Work to complete
Look through the listing below and give the number of lines that hold "this". Say nothing more.
▶
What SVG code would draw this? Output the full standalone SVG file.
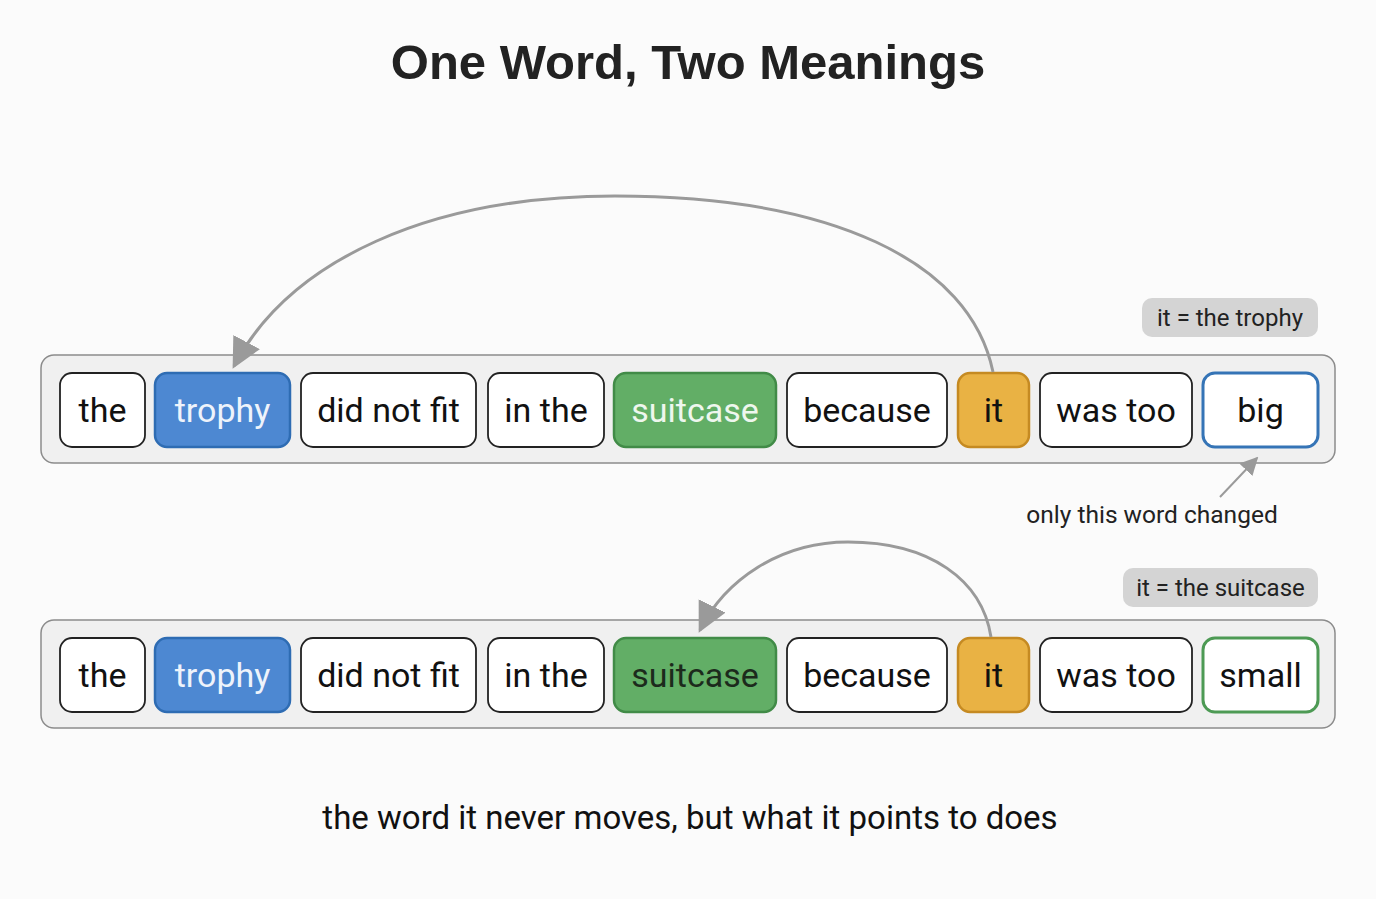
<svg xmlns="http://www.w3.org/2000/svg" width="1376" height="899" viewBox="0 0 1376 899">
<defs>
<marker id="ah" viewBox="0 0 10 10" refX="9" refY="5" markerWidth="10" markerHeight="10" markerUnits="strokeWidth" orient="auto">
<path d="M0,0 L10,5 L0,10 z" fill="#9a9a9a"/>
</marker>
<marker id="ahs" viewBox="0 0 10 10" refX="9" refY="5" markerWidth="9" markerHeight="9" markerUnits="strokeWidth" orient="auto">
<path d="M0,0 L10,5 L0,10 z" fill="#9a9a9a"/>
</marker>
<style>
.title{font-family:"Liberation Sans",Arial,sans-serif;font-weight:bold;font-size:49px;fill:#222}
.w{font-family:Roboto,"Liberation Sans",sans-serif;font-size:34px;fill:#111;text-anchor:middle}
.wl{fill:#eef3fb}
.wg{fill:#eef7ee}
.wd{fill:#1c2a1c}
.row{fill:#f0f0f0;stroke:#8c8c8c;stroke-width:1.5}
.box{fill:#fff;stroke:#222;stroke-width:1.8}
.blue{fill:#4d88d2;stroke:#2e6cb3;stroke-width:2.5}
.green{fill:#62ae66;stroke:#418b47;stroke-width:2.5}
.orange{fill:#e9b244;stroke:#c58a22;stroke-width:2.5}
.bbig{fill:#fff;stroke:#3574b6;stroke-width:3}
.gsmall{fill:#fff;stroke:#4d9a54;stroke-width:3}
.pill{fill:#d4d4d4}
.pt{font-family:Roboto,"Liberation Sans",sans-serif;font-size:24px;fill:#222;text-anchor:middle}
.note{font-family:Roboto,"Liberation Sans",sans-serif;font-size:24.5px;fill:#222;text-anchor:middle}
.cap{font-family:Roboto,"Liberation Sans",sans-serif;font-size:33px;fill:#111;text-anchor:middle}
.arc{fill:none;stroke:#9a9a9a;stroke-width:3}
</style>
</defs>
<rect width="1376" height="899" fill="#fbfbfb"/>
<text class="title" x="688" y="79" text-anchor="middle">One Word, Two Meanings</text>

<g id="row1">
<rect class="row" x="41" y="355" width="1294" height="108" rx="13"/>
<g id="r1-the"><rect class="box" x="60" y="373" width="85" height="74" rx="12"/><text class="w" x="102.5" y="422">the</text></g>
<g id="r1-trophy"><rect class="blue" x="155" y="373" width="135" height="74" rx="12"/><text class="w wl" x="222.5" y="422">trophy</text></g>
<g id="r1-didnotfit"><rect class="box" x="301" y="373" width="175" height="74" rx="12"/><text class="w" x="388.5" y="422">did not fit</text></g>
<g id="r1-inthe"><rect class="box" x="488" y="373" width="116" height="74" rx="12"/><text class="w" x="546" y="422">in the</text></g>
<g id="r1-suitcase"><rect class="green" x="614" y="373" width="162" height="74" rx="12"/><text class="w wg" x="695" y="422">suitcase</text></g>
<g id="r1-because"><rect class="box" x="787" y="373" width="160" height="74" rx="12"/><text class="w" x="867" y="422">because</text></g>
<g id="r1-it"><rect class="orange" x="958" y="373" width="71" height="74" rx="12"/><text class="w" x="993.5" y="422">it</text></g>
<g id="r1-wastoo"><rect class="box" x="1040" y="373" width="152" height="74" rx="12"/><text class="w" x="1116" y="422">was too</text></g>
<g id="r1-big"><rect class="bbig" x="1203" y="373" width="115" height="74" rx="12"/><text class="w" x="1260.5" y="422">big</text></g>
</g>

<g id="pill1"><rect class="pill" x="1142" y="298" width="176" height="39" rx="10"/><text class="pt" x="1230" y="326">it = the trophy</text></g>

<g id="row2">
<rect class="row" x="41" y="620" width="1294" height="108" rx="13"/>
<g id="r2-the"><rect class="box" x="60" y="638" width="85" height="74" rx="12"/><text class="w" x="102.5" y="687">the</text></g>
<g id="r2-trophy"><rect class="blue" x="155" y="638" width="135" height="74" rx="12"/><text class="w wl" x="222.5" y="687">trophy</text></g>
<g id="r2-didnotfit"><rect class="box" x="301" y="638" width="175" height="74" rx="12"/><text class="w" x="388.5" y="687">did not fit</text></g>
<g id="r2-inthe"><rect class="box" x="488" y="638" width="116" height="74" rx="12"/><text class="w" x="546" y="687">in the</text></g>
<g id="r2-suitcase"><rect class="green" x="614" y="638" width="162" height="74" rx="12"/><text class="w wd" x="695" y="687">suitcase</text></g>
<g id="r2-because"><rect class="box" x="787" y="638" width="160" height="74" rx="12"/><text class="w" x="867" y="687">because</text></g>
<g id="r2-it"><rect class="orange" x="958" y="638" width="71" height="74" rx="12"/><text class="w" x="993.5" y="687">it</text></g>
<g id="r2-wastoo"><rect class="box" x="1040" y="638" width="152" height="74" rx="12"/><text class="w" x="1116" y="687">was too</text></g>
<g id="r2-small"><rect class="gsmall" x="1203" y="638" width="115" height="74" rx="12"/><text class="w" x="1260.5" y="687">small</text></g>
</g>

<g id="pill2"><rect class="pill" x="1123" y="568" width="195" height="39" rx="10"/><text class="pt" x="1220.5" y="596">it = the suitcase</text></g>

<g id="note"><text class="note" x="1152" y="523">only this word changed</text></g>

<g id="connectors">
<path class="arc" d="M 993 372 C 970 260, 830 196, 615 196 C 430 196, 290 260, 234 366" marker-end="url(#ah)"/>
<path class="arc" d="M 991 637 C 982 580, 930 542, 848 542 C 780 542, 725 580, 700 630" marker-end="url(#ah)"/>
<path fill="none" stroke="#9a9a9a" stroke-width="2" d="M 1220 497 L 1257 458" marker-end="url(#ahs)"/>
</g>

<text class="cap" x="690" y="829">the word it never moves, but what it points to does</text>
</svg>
◀
▶
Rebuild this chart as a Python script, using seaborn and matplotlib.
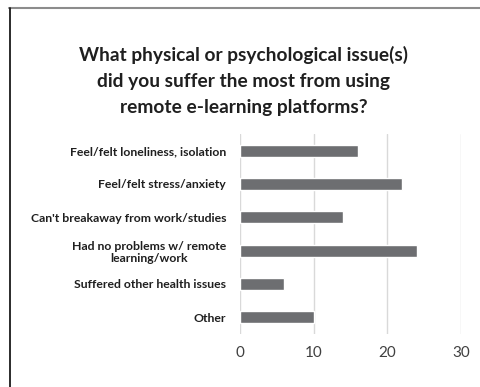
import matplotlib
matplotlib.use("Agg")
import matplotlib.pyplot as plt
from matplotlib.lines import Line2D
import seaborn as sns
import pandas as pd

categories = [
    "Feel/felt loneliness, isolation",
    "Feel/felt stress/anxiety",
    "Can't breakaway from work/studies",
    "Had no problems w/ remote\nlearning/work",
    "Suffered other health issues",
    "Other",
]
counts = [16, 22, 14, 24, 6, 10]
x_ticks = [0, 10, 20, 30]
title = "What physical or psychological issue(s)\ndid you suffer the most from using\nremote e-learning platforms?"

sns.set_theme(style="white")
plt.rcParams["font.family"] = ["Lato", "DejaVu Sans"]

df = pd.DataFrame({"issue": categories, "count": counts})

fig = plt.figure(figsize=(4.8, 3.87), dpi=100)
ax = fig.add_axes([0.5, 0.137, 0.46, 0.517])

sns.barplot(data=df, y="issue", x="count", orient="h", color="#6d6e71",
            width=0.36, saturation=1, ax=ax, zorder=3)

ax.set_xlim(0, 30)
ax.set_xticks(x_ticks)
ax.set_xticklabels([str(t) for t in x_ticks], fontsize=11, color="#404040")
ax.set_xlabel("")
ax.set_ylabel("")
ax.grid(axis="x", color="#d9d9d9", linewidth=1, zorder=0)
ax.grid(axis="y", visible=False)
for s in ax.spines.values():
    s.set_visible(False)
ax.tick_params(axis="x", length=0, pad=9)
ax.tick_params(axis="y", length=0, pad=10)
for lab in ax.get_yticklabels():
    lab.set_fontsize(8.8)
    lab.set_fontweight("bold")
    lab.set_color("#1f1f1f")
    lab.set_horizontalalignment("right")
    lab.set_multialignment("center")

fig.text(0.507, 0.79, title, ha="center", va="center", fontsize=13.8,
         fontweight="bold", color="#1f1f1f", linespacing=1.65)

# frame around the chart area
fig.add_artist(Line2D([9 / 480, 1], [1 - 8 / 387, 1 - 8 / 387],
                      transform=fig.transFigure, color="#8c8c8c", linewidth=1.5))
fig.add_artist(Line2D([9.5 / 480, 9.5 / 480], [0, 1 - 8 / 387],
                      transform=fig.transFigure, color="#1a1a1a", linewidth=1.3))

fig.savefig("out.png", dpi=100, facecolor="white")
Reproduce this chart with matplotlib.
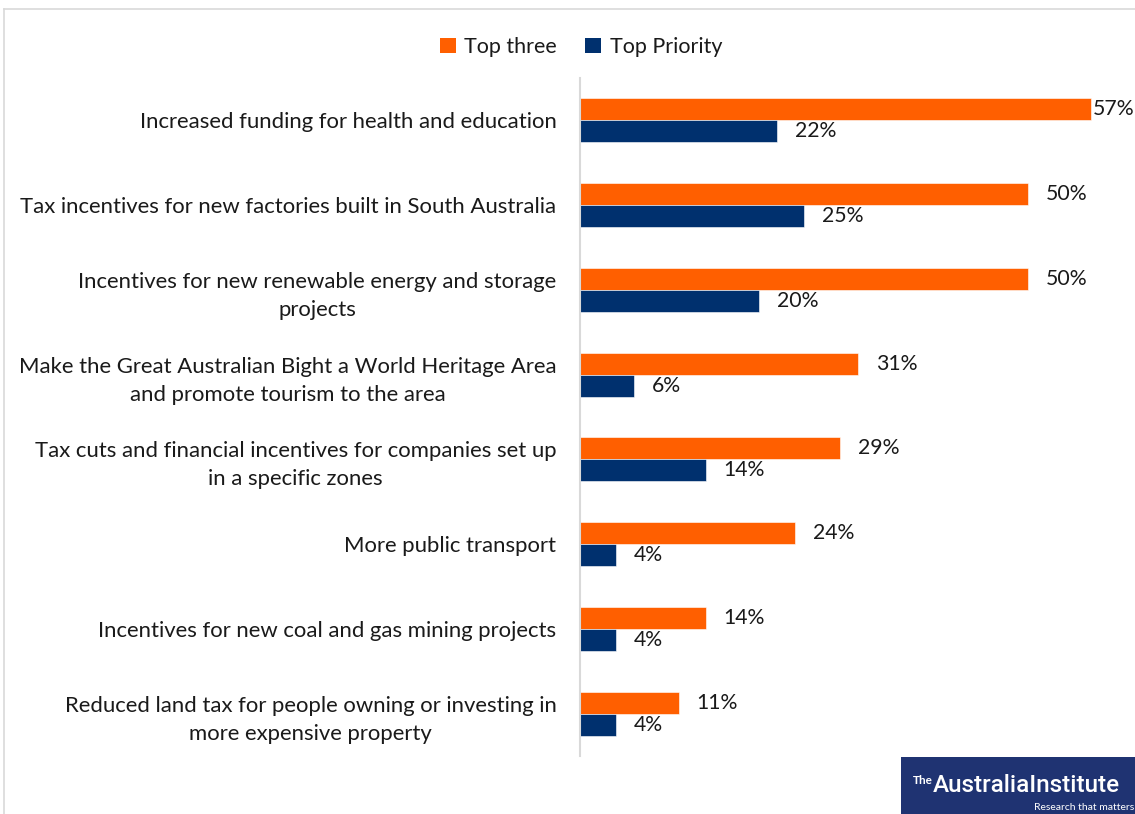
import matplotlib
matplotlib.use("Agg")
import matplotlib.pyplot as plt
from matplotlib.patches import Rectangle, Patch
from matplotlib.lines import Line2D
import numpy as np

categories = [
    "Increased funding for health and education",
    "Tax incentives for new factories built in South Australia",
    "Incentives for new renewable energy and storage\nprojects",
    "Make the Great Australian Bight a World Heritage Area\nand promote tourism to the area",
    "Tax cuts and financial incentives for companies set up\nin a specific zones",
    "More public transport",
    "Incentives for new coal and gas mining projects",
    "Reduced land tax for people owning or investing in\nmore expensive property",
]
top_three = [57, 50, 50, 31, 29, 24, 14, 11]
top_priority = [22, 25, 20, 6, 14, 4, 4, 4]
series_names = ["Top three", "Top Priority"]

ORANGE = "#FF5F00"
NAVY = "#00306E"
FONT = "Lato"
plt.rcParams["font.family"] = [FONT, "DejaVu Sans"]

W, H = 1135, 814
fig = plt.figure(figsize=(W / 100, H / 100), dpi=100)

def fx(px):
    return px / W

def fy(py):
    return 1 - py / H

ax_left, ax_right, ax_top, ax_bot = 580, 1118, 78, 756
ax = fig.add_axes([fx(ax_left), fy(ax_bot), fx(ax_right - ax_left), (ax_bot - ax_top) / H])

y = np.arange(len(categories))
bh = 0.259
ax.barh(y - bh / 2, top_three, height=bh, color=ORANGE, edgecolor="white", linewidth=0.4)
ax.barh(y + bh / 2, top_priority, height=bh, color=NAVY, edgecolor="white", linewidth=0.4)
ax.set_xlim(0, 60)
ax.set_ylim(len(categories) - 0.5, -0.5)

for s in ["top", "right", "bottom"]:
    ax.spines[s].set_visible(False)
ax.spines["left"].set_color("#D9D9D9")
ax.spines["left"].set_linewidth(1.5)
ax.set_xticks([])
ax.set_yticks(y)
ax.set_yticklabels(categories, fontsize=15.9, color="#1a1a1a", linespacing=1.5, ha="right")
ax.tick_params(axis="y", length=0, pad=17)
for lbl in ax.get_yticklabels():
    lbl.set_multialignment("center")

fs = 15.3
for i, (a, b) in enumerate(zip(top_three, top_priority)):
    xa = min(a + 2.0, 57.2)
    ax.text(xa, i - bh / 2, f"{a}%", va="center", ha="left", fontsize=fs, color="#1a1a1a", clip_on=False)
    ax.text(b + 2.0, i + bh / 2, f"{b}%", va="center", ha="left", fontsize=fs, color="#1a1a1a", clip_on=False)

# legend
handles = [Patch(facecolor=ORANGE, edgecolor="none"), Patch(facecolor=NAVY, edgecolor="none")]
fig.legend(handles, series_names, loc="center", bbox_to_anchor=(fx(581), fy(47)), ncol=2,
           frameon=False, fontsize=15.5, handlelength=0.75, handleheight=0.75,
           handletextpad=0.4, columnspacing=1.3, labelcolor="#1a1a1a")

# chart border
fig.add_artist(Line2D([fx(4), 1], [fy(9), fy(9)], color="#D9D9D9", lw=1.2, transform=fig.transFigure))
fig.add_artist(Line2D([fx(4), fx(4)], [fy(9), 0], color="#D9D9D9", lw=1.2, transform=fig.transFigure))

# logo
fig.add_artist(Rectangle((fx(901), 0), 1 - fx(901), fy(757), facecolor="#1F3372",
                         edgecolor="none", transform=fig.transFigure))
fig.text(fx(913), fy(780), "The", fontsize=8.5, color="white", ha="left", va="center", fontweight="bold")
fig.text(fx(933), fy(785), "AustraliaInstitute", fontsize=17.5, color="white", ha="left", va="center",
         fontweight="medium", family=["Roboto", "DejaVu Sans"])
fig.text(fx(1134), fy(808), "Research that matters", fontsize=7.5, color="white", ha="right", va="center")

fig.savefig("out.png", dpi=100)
◀
Task solution
4